The Order of Australia is an order of chivalry established on 14 February 1975 by Elizabeth II, Queen of Australia, to recognise Australian citizens and other persons for achievement or for meritorious service. Before the establishment of the order, Australian citizens received British honours.

The order is divided into general and military divisions, with the following grades in descending order of seniority:

  • Knight or Dame of the Order of Australia (AK or AD – Civil division only – Closed to new appointments in 1986);[1]
  • Companion of the Order of Australia (AC);
  • Officer of the Order of Australia (AO);
  • Member of the Order of Australia (AM); and
  • Medal of the Order of Australia (OAM).[3]

History

The Order was established on 14 February 1975 by letters patent of Queen Elizabeth II, Queen of Australia, and countersigned by the then Prime Minister Gough Whitlam. The original Order had only three grades: Companion (AC), Officer (AO), and Member (AM).

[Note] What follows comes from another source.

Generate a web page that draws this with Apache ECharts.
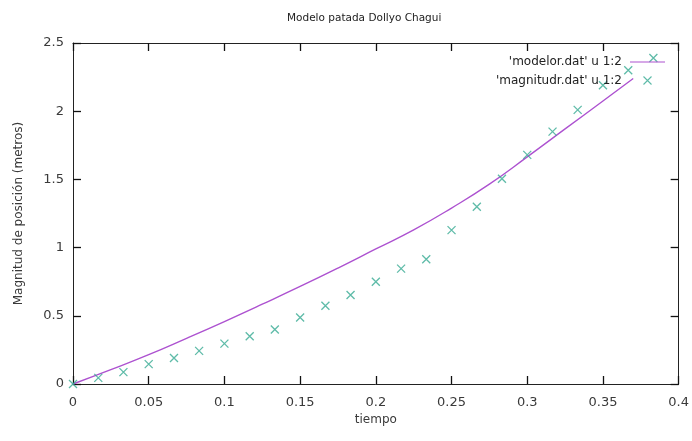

On 24 May 1976, the further categories of Knight (AK), Dame (AD), and Medal of the Order of Australia (OAM) were established by the Queen on the advice of Whitlam's successor, Malcolm Fraser.

Following his 1983 election, Prime Minister Bob Hawke abolished the Knight and Dame categories. On 3 March 1986, the Queen co-signed letters patent revoking the categories of Knight and Dame. Existing Knights and Dames were not affected by this change.

The Queen of Australia is Sovereign Head of the Order[4] while the Governor-General is Principal Companion and Chancellor of the Order. The Governor-General's Official Secretary is Secretary of the Order.

The Order of Australia is modelled closely upon the Order of Canada, though the Order of Australia has been awarded rather more liberally, especially in regard to honorary awards to foreigners. To date, only 18 non-Canadians have been appointed to the Order of Canada, while more than 275 non-Australians have been appointed to the Order of Australia, with more than 30 to the "Companion" grade.

Appointment

The Order consists of four grades and the medal, in both general and military divisions. Knighthood and Damehood of the Order were made in the general division only.

While State Governors can present the Officer, Member and Medal of the Order of Australia to their respective state's residents, only the Queen of Australia or Governor-General can present the Companion grade of the Order.[5]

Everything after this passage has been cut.